Erin Greer, the brilliant but bored and often neurotic comedienne and head of $our Dough Productions, is a perennial Emmy winner, but all the accolades can’t relieve her of an overwhelming aversion to trite sitcom tropes. Enter Zach Shelby, a once-celebrated sitcom writer now working alongside Madam Sun, proprietress of a laundry and dry cleaners. Shelby’s cynical view of the TV industry may be just what Greer needs to jump-start her next big project—a dark reprisal of the great ladies of sitcom (think older and embittered versions of Lucy, Jeannie and Samantha). But Shelby won’t have a chance of becoming part of the project if Greer’s obsessive assistant, Francesca Golden, has anything to say about it. Long accustomed to Greer’s abuses and idiosyncrasies, Francesca is determined to finally have the comedienne all to herself, but that doesn’t mean Francesca’s immune to Shelby’s unassuming sex appeal. One way or another, everybody ends up at Madam Sun’s, but far from providing clear guidance, the enigmatic laundress complicates the plot with some old secrets of her own.
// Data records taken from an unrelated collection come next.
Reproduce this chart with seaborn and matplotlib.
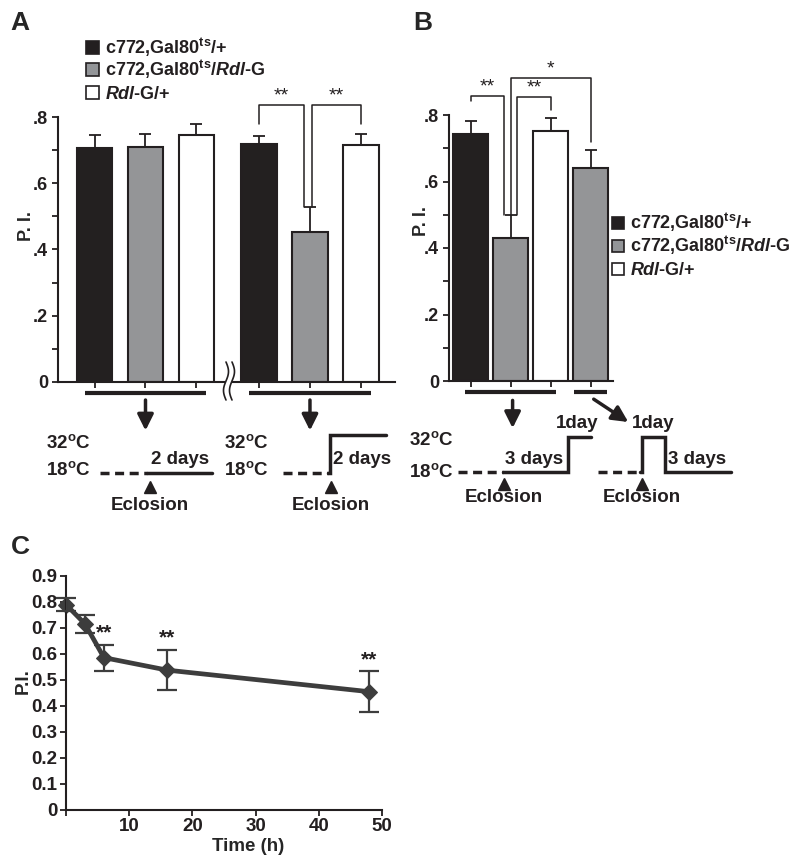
import numpy as np
import pandas as pd
import matplotlib
matplotlib.use("Agg")
import matplotlib.pyplot as plt
from matplotlib.patches import Rectangle
import seaborn as sns

# ---- data ----
genotypes = ["c772,Gal80ts/+", "c772,Gal80ts/Rdl-G", "Rdl-G/+"]
genotype_labels = [r"c772,Gal80$^{\mathrm{ts}}$/+",
                   r"c772,Gal80$^{\mathrm{ts}}$/$\mathit{Rdl}$-G",
                   r"$\mathit{Rdl}$-G/+"]

# panel A: 18C throughout vs shift to 32C for 2 days after eclosion
a_conditions = ["18C", "32C 2 days"]
a_pi = [0.705, 0.708, 0.745, 0.720, 0.454, 0.715]
a_sem = [0.042, 0.040, 0.035, 0.022, 0.073, 0.033]

# panel B: 3 days at 18C then 1 day 32C / 1 day 32C then 3 days 18C
b_labels = ["3d+1d ctrl", "3d+1d exp", "3d+1d rdl", "1d+3d exp"]
b_genotype = [genotypes[0], genotypes[1], genotypes[2], genotypes[1]]
b_pi = [0.743, 0.430, 0.752, 0.640]
b_sem = [0.039, 0.070, 0.039, 0.055]

# panel C: time course
c_time = [0, 3, 6, 16, 48]
c_pi = [0.790, 0.716, 0.586, 0.538, 0.455]
c_sem = [0.025, 0.035, 0.050, 0.078, 0.078]
c_sig = ["", "", "**", "**", "**"]

EDGE = "#231f20"
bar_colors = ["#231f20", "#939598", "#ffffff"]
LINE = "#3d3d3d"

sns.set_style("ticks")
plt.rcParams["font.family"] = ["Liberation Sans", "DejaVu Sans"]
plt.rcParams["font.weight"] = "bold"
plt.rcParams["mathtext.fontset"] = "custom"
plt.rcParams["mathtext.rm"] = "Liberation Sans:bold"
plt.rcParams["mathtext.it"] = "Liberation Sans:bold:italic"
plt.rcParams["mathtext.bf"] = "Liberation Sans:bold"
plt.rcParams["axes.edgecolor"] = EDGE
plt.rcParams["axes.linewidth"] = 1.5
plt.rcParams["xtick.color"] = EDGE
plt.rcParams["ytick.color"] = EDGE

W, H = 800, 860
fig = plt.figure(figsize=(W / 100, H / 100), dpi=100)


def axes_px(left, right, top, bottom):
    return fig.add_axes([left / W, 1 - bottom / H, (right - left) / W, (bottom - top) / H])


def style_bar_axes(ax, centers):
    sns.despine(ax=ax)
    ax.set_xticks(sorted(centers))
    ax.set_xticklabels([])
    ax.set_yticks([0, 0.2, 0.4, 0.6, 0.8], ["0", ".2", ".4", ".6", ".8"])
    ax.set_yticks([0.1, 0.3, 0.5, 0.7], minor=True)
    ax.tick_params(axis="both", which="both", length=4, width=1.3, labelsize=13, pad=3)
    ax.set_xlabel("")
    ax.set_ylabel("P. I.", fontsize=13, fontweight="bold")
    ax.set_ylim(0, 0.8)


def bracket(ax, x1, x2, top, y1, y2, text):
    ax.plot([x1, x1, x2, x2], [y1, top, top, y2], color=EDGE, lw=1.1, clip_on=False)
    ax.text((x1 + x2) / 2, top + 0.003, text, ha="center", va="bottom",
            fontsize=14, fontweight="normal", color=EDGE)


# ---------------- panel A ----------------
axA = axes_px(58, 395, 117, 382)
dfA = pd.DataFrame({"condition": np.repeat(a_conditions, 3),
                    "genotype": genotypes * 2, "pi": a_pi, "err": a_sem})
sns.barplot(data=dfA, x="condition", y="pi", hue="genotype", hue_order=genotypes,
            palette=bar_colors, width=0.93, gap=0.31, edgecolor=EDGE, linewidth=1.5,
            errorbar=None, legend=False, ax=axA)
centA = {}
for gi, cont in enumerate(axA.containers):
    for ci, bar in enumerate(cont):
        centA[(a_conditions[ci], genotypes[gi])] = bar.get_x() + bar.get_width() / 2
top_of = {}
for _, r in dfA.iterrows():
    key = (r["condition"], r["genotype"])
    top_of[key] = r["pi"] + r["err"]
    axA.errorbar(centA[key], r["pi"], yerr=[[0], [r["err"]]], fmt="none",
                 ecolor=EDGE, elinewidth=1.3, capsize=4, capthick=1.3, zorder=3)
axA.set_xlim(-0.532, 1.517)
style_bar_axes(axA, centA.values())
axA.yaxis.set_label_coords(-0.068, 0.59)

k4, k5, k6 = [(a_conditions[1], g) for g in genotypes]
bracket(axA, centA[k4], centA[k5] - 0.036, 0.836, top_of[k4] + 0.037, top_of[k5], "**")
bracket(axA, centA[k5] + 0.012, centA[k6], 0.836, top_of[k5], top_of[k6] + 0.03, "**")

for gx in range(len(a_conditions)):
    axA.plot([gx - 0.37, gx + 0.37], [-0.034, -0.034], color=EDGE, lw=3, clip_on=False,
             solid_capstyle="butt")
    axA.annotate("", xy=(gx, -0.155), xytext=(gx, -0.046), annotation_clip=False,
                 arrowprops=dict(arrowstyle="-|>", color=EDGE, lw=2.5, mutation_scale=24))

# ---------------- panel B ----------------
axB = axes_px(449, 613, 115, 381)
dfB = pd.DataFrame({"label": b_labels, "genotype": b_genotype, "pi": b_pi, "err": b_sem})
sns.barplot(data=dfB, x="label", y="pi", hue="genotype", hue_order=genotypes,
            palette=bar_colors, dodge=False, width=0.875, edgecolor=EDGE, linewidth=1.5,
            errorbar=None, legend=False, ax=axB)
centB = {}
for bar in axB.patches:
    c = bar.get_x() + bar.get_width() / 2
    if bar.get_height() > 0:
        centB[int(round(c))] = c
for i, r in dfB.iterrows():
    axB.errorbar(centB[i], r["pi"], yerr=[[0], [r["err"]]], fmt="none",
                 ecolor=EDGE, elinewidth=1.3, capsize=4, capthick=1.3, zorder=3)
axB.set_xlim(-0.54, 3.56)
style_bar_axes(axB, centB.values())
axB.yaxis.set_label_coords(-0.116, 0.6)

topB = [p + s for p, s in zip(b_pi, b_sem)]
bracket(axB, centB[0], centB[1] - 0.16, 0.857, topB[0] + 0.06, topB[1], "**")
bracket(axB, centB[1] + 0.16, centB[2], 0.854, topB[1], topB[2] + 0.025, "**")
bracket(axB, centB[1] + 0.01, centB[3], 0.911, topB[1], topB[3] + 0.024, "*")

axB.plot([-0.14, 2.14], [-0.033, -0.033], color=EDGE, lw=3, clip_on=False, solid_capstyle="butt")
axB.plot([2.59, 3.41], [-0.033, -0.033], color=EDGE, lw=3, clip_on=False, solid_capstyle="butt")
axB.annotate("", xy=(1.05, -0.15), xytext=(1.05, -0.05), annotation_clip=False,
             arrowprops=dict(arrowstyle="-|>", color=EDGE, lw=2.5, mutation_scale=24))
axB.annotate("", xy=(4.0, -0.128), xytext=(3.02, -0.05), annotation_clip=False,
             arrowprops=dict(arrowstyle="-|>", color=EDGE, lw=2.5, mutation_scale=24))

# ---------------- panel C ----------------
axC = axes_px(66, 382, 576, 810)
sns.lineplot(x=c_time, y=c_pi, marker="D", markersize=8.5, color=LINE, linewidth=3.4,
             markeredgecolor=LINE, ax=axC)
axC.errorbar(c_time, c_pi, yerr=c_sem, fmt="none", ecolor=LINE, elinewidth=1.6,
             capsize=7, capthick=1.6, zorder=3)
for ln in axC.lines:
    ln.set_clip_on(False)
for t, p, s, sig in zip(c_time, c_pi, c_sem, c_sig):
    if sig:
        axC.text(t, p + s + 0.008, sig, ha="center", va="bottom", fontsize=15,
                 fontweight="bold", color=EDGE)
axC.set_xlim(0, 50)
axC.set_ylim(0, 0.9)
axC.set_xticks([0, 10, 20, 30, 40, 50], ["", "10", "20", "30", "40", "50"])
axC.set_yticks(np.round(np.arange(0, 0.95, 0.1), 1),
               ["0"] + [f"{v:.1f}" for v in np.arange(0.1, 0.95, 0.1)])
axC.tick_params(axis="both", length=4, width=1.3, labelsize=13.5, pad=2)
sns.despine(ax=axC)
axC.set_xlabel("Time (h)", fontsize=13.5, fontweight="bold")
axC.set_ylabel("P.I.", fontsize=13.5, fontweight="bold")
axC.xaxis.set_label_coords(0.576, -0.118)
axC.yaxis.set_label_coords(-0.108, 0.55)

# ---------------- overlay: letters, legends, schematics ----------------
ov = fig.add_axes([0, 0, 1, 1], zorder=5)
ov.set_xlim(0, W)
ov.set_ylim(H, 0)
ov.axis("off")
ov.patch.set_alpha(0)

for letter, x, y in [("A", 20, 23), ("B", 423, 23), ("C", 20, 547)]:
    ov.text(x, y, letter, ha="center", va="center", fontsize=19, fontweight="bold")


def legend_px(x0, baselines, size):
    for lab, col, yb in zip(genotype_labels, bar_colors, baselines):
        ov.add_patch(Rectangle((x0, yb - size), size, size, facecolor=col,
                               edgecolor=EDGE, lw=1.2))
        ov.text(x0 + size + 6, yb, lab, ha="left", va="baseline", fontsize=13,
                fontweight="bold", color=EDGE)


legend_px(86, [54, 76, 99], 13)
legend_px(612, [229, 252, 275], 12)

# axis break marks in panel A
tt = np.linspace(0, 1, 30)
ov.add_patch(Rectangle((226, 379), 6, 6, facecolor="white", edgecolor="none", zorder=6))
for x0 in (226, 232):
    ov.plot(x0 + 2.5 * np.sin(tt * 2 * np.pi), 362 + 38 * tt, color=EDGE, lw=1.2, zorder=7)

TXT = dict(fontsize=13.5, fontweight="bold", color=EDGE)


def temps(xr, y32, y18):
    ov.text(xr, y32, r"32$^{\mathrm{o}}$C", ha="right", va="center", **TXT)
    ov.text(xr, y18, r"18$^{\mathrm{o}}$C", ha="right", va="center", **TXT)


def eclosion(x, ytri, ytext):
    ov.plot([x], [ytri], marker="^", ms=9, color=EDGE)
    ov.text(x, ytext, "Eclosion", ha="center", va="center", **TXT)


dash = dict(color=EDGE, lw=2.5, ls=(0, (2.6, 1.6)))
solid = dict(color=EDGE, lw=2.5, solid_joinstyle="miter")

# A, 18C only
temps(91, 443, 470)
ov.plot([100, 147], [473, 473], **dash)
ov.plot([147, 212], [473, 473], **solid)
ov.text(180, 459, "2 days", ha="center", va="center", **TXT)
eclosion(150, 487, 506)
# A, shift to 32C
temps(269, 443, 470)
ov.plot([283, 328], [473, 473], **dash)
ov.plot([328, 330, 330, 386], [473, 473, 435, 435], **solid)
ov.text(362, 459, "2 days", ha="center", va="center", **TXT)
eclosion(331, 487, 506)
# B, 3 days then 1 day
temps(454, 440, 472)
ov.plot([458, 503], [472, 472], **dash)
ov.plot([503, 568, 568, 591], [472, 472, 437, 437], **solid)
ov.text(534, 460, "3 days", ha="center", va="center", **TXT)
ov.text(577, 424, "1day", ha="center", va="center", **TXT)
eclosion(504, 484, 498)
# B, 1 day then 3 days
ov.plot([598, 640], [472, 472], **dash)
ov.plot([640, 642, 642, 665, 665, 731], [472, 472, 437, 437, 472, 472], **solid)
ov.text(653, 424, "1day", ha="center", va="center", **TXT)
ov.text(697, 460, "3 days", ha="center", va="center", **TXT)
eclosion(642, 484, 498)

fig.savefig("out.png", dpi=100)
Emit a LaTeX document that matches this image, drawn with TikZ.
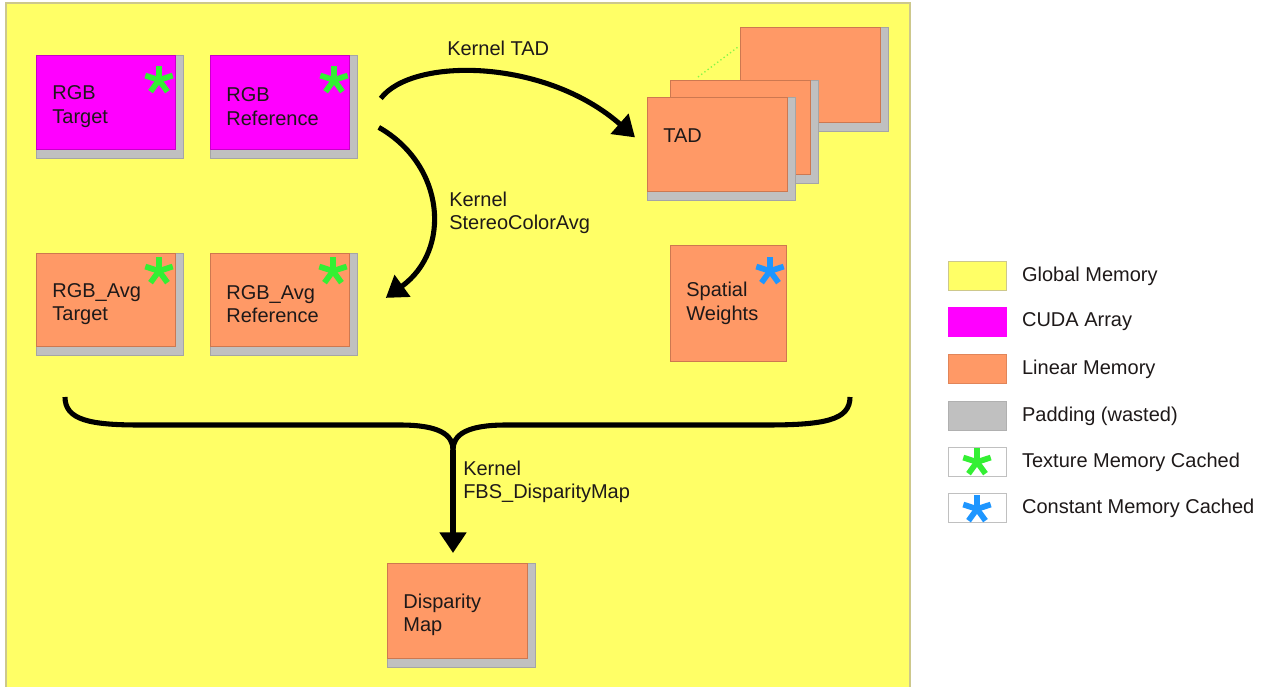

By turns hilarious and heartfelt, this short novel provides an insider’s view of the angst and animosity hiding beneath the veneer of popular comedy. Hunter’s short chapters call to mind the episodic nature of television programming, and as with many shows, some episodes are better than others. The early chapters suffer from a surfeit of exposition that eventually segues to a surprisingly complex, character-driven story arc. By the end, fortunes change for better or worse, and some of television’s greatest comedic legacies will never be the same.
A dark, laugh-track-ready take on deceptively light fare.